3 – La Cour d’appel a considéré, dans un arrêt du janvier 2019 (18NT00069), qu’il résulte des dispositions de l’article L. 211-11 du code rural et de la pêche maritime, qui s'appliquent notamment aux animaux en divagation sur les voies publiques et présentant en tant que tel un danger pour la sécurité publique, que l'autorité chargée de la police municipale ne saurait prescrire la mise à mort sans condition ni délai d'un animal qu'en vue de parer un danger grave et immédiat. Par conséquent, lorsque il ressort des circonstances de fait, notamment de l'avis du vétérinaire recueilli en application de l'article L. 211-11 précité, que le danger présenté par l'animal n'est pas tel que seule sa mise à mort puisse le parer, il lui appartient de prescrire les mesures appropriées au propriétaire ou au gardien de l'animal dans les conditions prévues au I de l'article précité, et de n'ordonner l'euthanasie que dans le cas où les prescriptions alors énoncées n'auraient pas été observées.

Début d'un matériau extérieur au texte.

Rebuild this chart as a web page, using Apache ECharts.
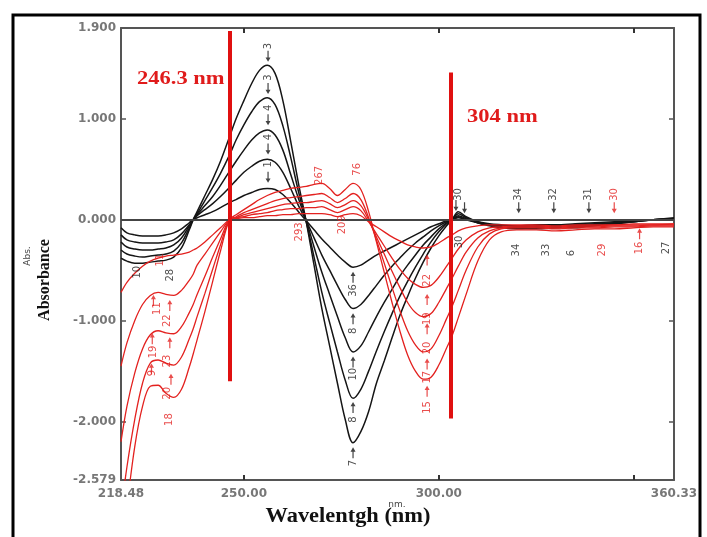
<!DOCTYPE html>
<html><head><meta charset="utf-8">
<script src="https://cdn.jsdelivr.net/npm/echarts@6/dist/echarts.min.js"></script>
<style>html,body{margin:0;padding:0;background:#fff}#c{width:707px;height:537px}</style>
</head><body><div id="c"></div>
<script>
const wavelength = [218.48,220,222,224,226,228,230,232,234,236,237,238,240,242,244,246.3,248,250,252,254,256,258,260,262,264,266,268,270,272,274,276,278,280,282,284,286,288,290,292,294,296,298,300,302,303.4,305,307,310,313,316,320,325,330,335,340,345,350,355,360.33];

const black1 = [-0.38,-0.41,-0.43,-0.43,-0.42,-0.41,-0.40,-0.37,-0.28,-0.10,0.00,0.08,0.24,0.40,0.58,0.82,1.00,1.18,1.35,1.48,1.53,1.45,1.18,0.78,0.36,-0.02,-0.45,-0.88,-1.25,-1.62,-1.98,-2.21,-2.10,-1.90,-1.62,-1.40,-1.17,-0.95,-0.76,-0.58,-0.42,-0.28,-0.16,-0.06,0.00,0.08,0.03,-0.02,-0.05,-0.07,-0.08,-0.09,-0.08,-0.07,-0.06,-0.04,-0.02,0.00,0.02];
const black2 = [-0.30,-0.34,-0.36,-0.37,-0.36,-0.35,-0.34,-0.31,-0.23,-0.08,0.00,0.06,0.19,0.32,0.46,0.64,0.79,0.94,1.07,1.17,1.21,1.14,0.93,0.62,0.28,-0.02,-0.37,-0.72,-1.02,-1.31,-1.59,-1.77,-1.68,-1.50,-1.30,-1.11,-0.93,-0.76,-0.61,-0.47,-0.34,-0.22,-0.12,-0.04,0.00,0.06,0.02,-0.03,-0.06,-0.08,-0.09,-0.08,-0.07,-0.08,-0.05,-0.04,-0.02,0.00,0.01];
const black3 = [-0.22,-0.27,-0.29,-0.30,-0.30,-0.29,-0.28,-0.25,-0.18,-0.06,0.00,0.05,0.14,0.23,0.34,0.48,0.58,0.69,0.79,0.86,0.89,0.84,0.69,0.45,0.21,-0.01,-0.27,-0.52,-0.74,-0.96,-1.17,-1.31,-1.25,-1.11,-0.96,-0.82,-0.69,-0.56,-0.45,-0.35,-0.25,-0.17,-0.09,-0.03,0.00,0.04,0.01,-0.03,-0.05,-0.07,-0.08,-0.07,-0.08,-0.06,-0.05,-0.03,-0.02,0.00,0.01];
const black4 = [-0.15,-0.20,-0.22,-0.23,-0.23,-0.23,-0.22,-0.20,-0.14,-0.05,0.00,0.04,0.10,0.16,0.23,0.32,0.39,0.47,0.53,0.58,0.60,0.57,0.47,0.31,0.14,-0.01,-0.18,-0.35,-0.50,-0.65,-0.79,-0.88,-0.84,-0.75,-0.65,-0.55,-0.46,-0.38,-0.30,-0.23,-0.17,-0.11,-0.06,-0.02,0.00,0.03,0.00,-0.03,-0.05,-0.06,-0.07,-0.06,-0.06,-0.05,-0.04,-0.03,-0.01,0.00,0.01];
const black5 = [-0.08,-0.13,-0.15,-0.16,-0.16,-0.16,-0.15,-0.13,-0.09,-0.03,0.00,0.02,0.05,0.08,0.12,0.17,0.20,0.24,0.27,0.30,0.31,0.30,0.25,0.17,0.08,-0.01,-0.10,-0.19,-0.27,-0.35,-0.42,-0.47,-0.45,-0.40,-0.35,-0.31,-0.27,-0.23,-0.19,-0.15,-0.11,-0.07,-0.04,-0.01,0.00,0.02,0.00,-0.02,-0.04,-0.05,-0.06,-0.05,-0.05,-0.04,-0.03,-0.02,-0.01,0.00,0.00];

const red1 = [-0.72,-0.62,-0.53,-0.46,-0.41,-0.38,-0.36,-0.35,-0.34,-0.32,-0.30,-0.28,-0.22,-0.15,-0.08,0.00,0.01,0.02,0.02,0.03,0.04,0.04,0.05,0.05,0.06,0.06,0.06,0.06,0.05,0.03,0.05,0.06,0.04,-0.02,-0.07,-0.12,-0.17,-0.21,-0.25,-0.27,-0.28,-0.27,-0.23,-0.18,-0.15,-0.11,-0.08,-0.06,-0.05,-0.05,-0.05,-0.05,-0.06,-0.05,-0.05,-0.05,-0.04,-0.04,-0.04];
const red2 = [-1.45,-1.22,-1.00,-0.84,-0.75,-0.72,-0.74,-0.75,-0.70,-0.60,-0.54,-0.45,-0.34,-0.23,-0.12,0.00,0.02,0.03,0.05,0.06,0.07,0.09,0.10,0.11,0.11,0.12,0.12,0.13,0.10,0.07,0.10,0.13,0.09,-0.02,-0.14,-0.26,-0.38,-0.49,-0.58,-0.64,-0.67,-0.65,-0.57,-0.46,-0.38,-0.29,-0.20,-0.12,-0.08,-0.07,-0.06,-0.06,-0.07,-0.06,-0.06,-0.05,-0.05,-0.05,-0.04];
const red3 = [-2.20,-1.85,-1.52,-1.28,-1.14,-1.10,-1.12,-1.13,-1.06,-0.92,-0.84,-0.74,-0.56,-0.37,-0.19,0.00,0.02,0.05,0.07,0.09,0.11,0.13,0.15,0.16,0.17,0.17,0.18,0.19,0.16,0.12,0.15,0.19,0.14,0.00,-0.17,-0.34,-0.51,-0.67,-0.82,-0.92,-0.96,-0.93,-0.82,-0.68,-0.58,-0.46,-0.32,-0.18,-0.11,-0.08,-0.07,-0.07,-0.08,-0.07,-0.07,-0.06,-0.06,-0.05,-0.05];
const red4 = [-2.90,-2.45,-1.98,-1.62,-1.42,-1.39,-1.42,-1.44,-1.36,-1.18,-1.08,-0.96,-0.73,-0.49,-0.25,0.00,0.03,0.07,0.10,0.13,0.16,0.19,0.21,0.22,0.23,0.24,0.25,0.26,0.22,0.17,0.21,0.26,0.20,0.02,-0.20,-0.43,-0.67,-0.90,-1.10,-1.24,-1.31,-1.28,-1.15,-0.98,-0.86,-0.70,-0.50,-0.27,-0.14,-0.09,-0.08,-0.08,-0.09,-0.08,-0.08,-0.07,-0.07,-0.06,-0.06];
const red5 = [-3.40,-2.85,-2.25,-1.85,-1.65,-1.64,-1.72,-1.76,-1.68,-1.46,-1.33,-1.19,-0.91,-0.61,-0.31,0.00,0.05,0.10,0.15,0.20,0.24,0.27,0.29,0.31,0.32,0.33,0.35,0.36,0.31,0.24,0.30,0.36,0.30,0.08,-0.22,-0.52,-0.82,-1.10,-1.34,-1.50,-1.58,-1.56,-1.44,-1.27,-1.15,-0.97,-0.74,-0.41,-0.20,-0.12,-0.10,-0.10,-0.11,-0.10,-0.09,-0.09,-0.08,-0.07,-0.07];

const xTickLabels = [218.48, 250, 300, 360.33];
const xTicks = [250, 300, 350];
const yTickLabels = [1.9, 1, 0, -1, -2, -2.579];
const yTicks = [1, 0, -1, -2];

const markerWavelengths = [246.3, 303.1];
const markerTop = [1.87, 1.46];
const markerBottom = [-1.60, -1.97];

const tagWavelength = [256.2,256.2,256.2,256.2,256.2, 278,278,278,278,278, 297,297,297,297,297, 227.7,230.3,226.7,230.3,226.5,230.5,230.8, 222.6,228.6,231.2, 269.5,279.0,264.3,275.4, 305.0,305.2, 320.5,329.5,338.5,345.0,319.8,327.5,334.0,342.0,351.5,358.5];
const tagValue = [1.72,1.41,1.11,0.82,0.55, -0.70,-1.10,-1.53,-1.98,-2.41, -0.60,-0.98,-1.27,-1.56,-1.86, -0.88,-1.00,-1.31,-1.40,-1.52,-1.72,-1.98, -0.52,-0.40,-0.55, 0.44,0.50,-0.12,-0.05, 0.25,-0.22, 0.25,0.25,0.25,0.25,-0.30,-0.30,-0.33,-0.30,-0.28,-0.28];
const tagText = ["3","3","4","4","1", "36","8","10","8","7", "22","19","20","17","15", "11","22","19","23","9","20","18", "10","11","28", "267","76","293","209", "30","30", "34","32","31","30","34","33","6","29","16","27"];
const tagIsRed = [0,0,0,0,0, 0,0,0,0,0, 1,1,1,1,1, 1,1,1,1,1,1,1, 0,1,0, 1,1,1,1, 0,0, 0,0,0,1,0,0,0,1,1,0];

const arrowWavelength = [256.2,256.2,256.2,256.2,256.2, 278,278,278,278,278, 297,297,297,297,297, 226.8,231.0,226.5,231.0,226.3,231.3, 304.4,306.6, 320.5,329.5,338.5,345.0,351.5];
const arrowValue = [1.62,1.30,0.99,0.70,0.42, -0.57,-0.98,-1.41,-1.86,-2.31, -0.40,-0.79,-1.08,-1.43,-1.70, -0.80,-0.85,-1.18,-1.22,-1.48,-1.58, 0.14,0.12, 0.12,0.12,0.12,0.12,-0.14];
const arrowUp = [0,0,0,0,0, 1,1,1,1,1, 1,1,1,1,1, 1,1,1,1,1,1, 0,0, 0,0,0,0,1];
const arrowIsRed = [0,0,0,0,0, 0,0,0,0,0, 1,1,1,1,1, 1,1,1,1,1,1, 0,0, 0,0,0,1,1];

const BLACK = '#151515', RED = '#e3211f';
const chart = echarts.init(document.getElementById('c'), null, {renderer: 'canvas'});
const pairs = ys => wavelength.map((w, i) => [w, ys[i]]);
const lineSeries = (ys, color, w) => ({type: 'line', data: pairs(ys), smooth: 0.35, showSymbol: false, symbol: 'none', clip: true, lineStyle: {color: color, width: w}, silent: true, z: 3});

const axisLineStyle = {color: '#555', width: 2};
const labelFont = {color: '#777', fontWeight: 'bold', fontSize: 12, fontFamily: 'DejaVu Sans'};

const series = [
  lineSeries(black1, BLACK, 1.5), lineSeries(black2, BLACK, 1.5), lineSeries(black3, BLACK, 1.5), lineSeries(black4, BLACK, 1.5), lineSeries(black5, BLACK, 1.5),
  lineSeries(red1, RED, 1.3), lineSeries(red2, RED, 1.3), lineSeries(red3, RED, 1.3), lineSeries(red4, RED, 1.3), lineSeries(red5, RED, 1.3),
  {type: 'line', data: [], silent: true,
    markLine: {silent: true, symbol: ['none', 'none'], label: {show: false}, animation: false,
      data: [{yAxis: 0, lineStyle: {color: '#444', width: 2, type: 'solid'}}].concat(
        markerWavelengths.map((w, i) => [{coord: [w, markerTop[i]], lineStyle: {color: '#e01010', width: 4, type: 'solid'}}, {coord: [w, markerBottom[i]]}])
      )}},
  {type: 'scatter', silent: true, z: 5,
    data: arrowWavelength.map((w, i) => ({value: [w, arrowValue[i]], symbolRotate: arrowUp[i] ? 0 : 180, itemStyle: {color: arrowIsRed[i] ? RED : BLACK}})),
    symbol: 'path://M5,0 L10,7 L6.2,7 L6.2,18 L3.8,18 L3.8,7 L0,7 Z', symbolSize: [5, 11]},
  {type: 'scatter', silent: true, z: 6, symbolSize: 0,
    data: tagWavelength.map((w, i) => ({value: [w, tagValue[i]], name: tagText[i],
      label: {show: true, position: 'inside', formatter: tagText[i], rotate: 90, fontSize: 10, fontFamily: 'DejaVu Sans', color: tagIsRed[i] ? RED : '#222'}}))}
];

chart.setOption({
  animation: false,
  backgroundColor: '#fff',
  grid: {left: 121, right: 33, top: 28, bottom: 57, show: false},
  xAxis: [
    {type: 'value', min: 218.48, max: 360.33, position: 'bottom',
      axisLine: {show: true, onZero: false, lineStyle: axisLineStyle},
      axisTick: {show: true, inside: true, length: 5, customValues: xTicks, lineStyle: {color: '#333', width: 2}},
      axisLabel: Object.assign({customValues: xTickLabels, formatter: v => Number(v).toFixed(2), margin: 8}, labelFont),
      splitLine: {show: false}},
    {type: 'value', min: 218.48, max: 360.33, position: 'top',
      axisLine: {show: true, onZero: false, lineStyle: axisLineStyle},
      axisTick: {show: true, inside: true, length: 5, customValues: xTicks, lineStyle: {color: '#333', width: 2}},
      axisLabel: {show: false}, splitLine: {show: false}}
  ],
  yAxis: [
    {type: 'value', min: -2.579, max: 1.9, position: 'left',
      axisLine: {show: true, onZero: false, lineStyle: axisLineStyle},
      axisTick: {show: true, inside: true, length: 5, customValues: yTicks, lineStyle: {color: '#555', width: 1.5}},
      axisLabel: Object.assign({customValues: yTickLabels, formatter: v => Number(v).toFixed(3), margin: 5}, labelFont),
      splitLine: {show: false}},
    {type: 'value', min: -2.579, max: 1.9, position: 'right',
      axisLine: {show: true, onZero: false, lineStyle: axisLineStyle},
      axisTick: {show: true, inside: true, length: 5, customValues: yTicks, lineStyle: {color: '#555', width: 1.5}},
      axisLabel: {show: false}, splitLine: {show: false}}
  ],
  series: series,
  graphic: [
    {type: 'rect', shape: {x: 13, y: 15, width: 687, height: 540}, style: {fill: 'none', stroke: '#000', lineWidth: 3}, silent: true},
    {type: 'text', x: 137, y: 70, scaleX: 1.25, style: {text: '246.3 nm', font: 'bold 18px "Liberation Serif"', fill: '#e01b1b', textVerticalAlign: 'top'}},
    {type: 'text', x: 467, y: 108, scaleX: 1.25, style: {text: '304 nm', font: 'bold 18px "Liberation Serif"', fill: '#e01b1b', textVerticalAlign: 'top'}},
    {type: 'text', x: 348, y: 517, scaleX: 1.12, style: {text: 'Wavelentgh (nm)', font: 'bold 20px "Liberation Serif"', fill: '#111', textAlign: 'center', textVerticalAlign: 'middle'}},
    {type: 'text', x: 397, y: 505, style: {text: 'nm.', font: '9px "DejaVu Sans"', fill: '#444', textAlign: 'center', textVerticalAlign: 'middle'}},
    {type: 'text', x: 45, y: 280, rotation: Math.PI / 2, style: {text: 'Absorbance', font: 'bold 16px "Liberation Serif"', fill: '#111', textAlign: 'center', textVerticalAlign: 'middle'}},
    {type: 'text', x: 28, y: 256, rotation: Math.PI / 2, style: {text: 'Abs.', font: '9px "DejaVu Sans"', fill: '#444', textAlign: 'center', textVerticalAlign: 'middle'}}
  ]
});
</script></body></html>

4 - Compte tenu du danger grave et immédiat que représentait ce bovin pour la sécurité des personnes et de l'urgence à y remédier, le maire était légalement fondé à mettre en oeuvre la procédure dérogatoire prévue par les dispositions du II de l'article L. 211-11, et à faire procéder sans délai ni autre condition à la capture de l'animal et à son placement dans un lieu de dépôt adapté. En revanche, en dépit de témoignages de plusieurs agriculteurs qui auraient tenté de récupérer l'animal, selon lesquels ce dernier se serait montré agressif et dangereux, et du procès-verbal de gendarmerie daté du 24 décembre 2013 qui fait état de l'impossibilité pour les gendarmes d'approcher la vache, la commune de Sainte-Reine de Bretagne n'établit pas que cette vache aurait représenté par elle-même un danger tel qu'il aurait justifié légalement son euthanasie sans condition ni délai. Dans ces conditions, en prescrivant l'euthanasie sans délai de l'animal, alors qu'il n'est pas établi qu'une telle opération n'excédait pas les mesures nécessaires pour prévenir le danger représenté par cet animal déjà capturé, le maire de Sainte-Reine de Bretagne a commis une faute de nature à engager la responsabilité de la commune.

 

5 – Le juge d’appel rappelle que l’euthanasie d’un animal qui fait courir un danger grave et immédiat ne peut être mis en en œuvre sans délai que si c’est la seule façon de prévenir le danger. En l’espèce, l’animal ayant été capturé, le danger n’est plus immédiat. Ce n’est donc qu’à l'issue d'un délai franc de garde de huit jours ouvrés, que si le propriétaire ou le détenteur ne présente pas toutes les garanties quant à l'application des mesures prescrites, le maire peut autoriser le gestionnaire du lieu de dépôt, après avis d'un vétérinaire , soit à faire procéder à l'euthanasie de l'animal, soit à en disposer.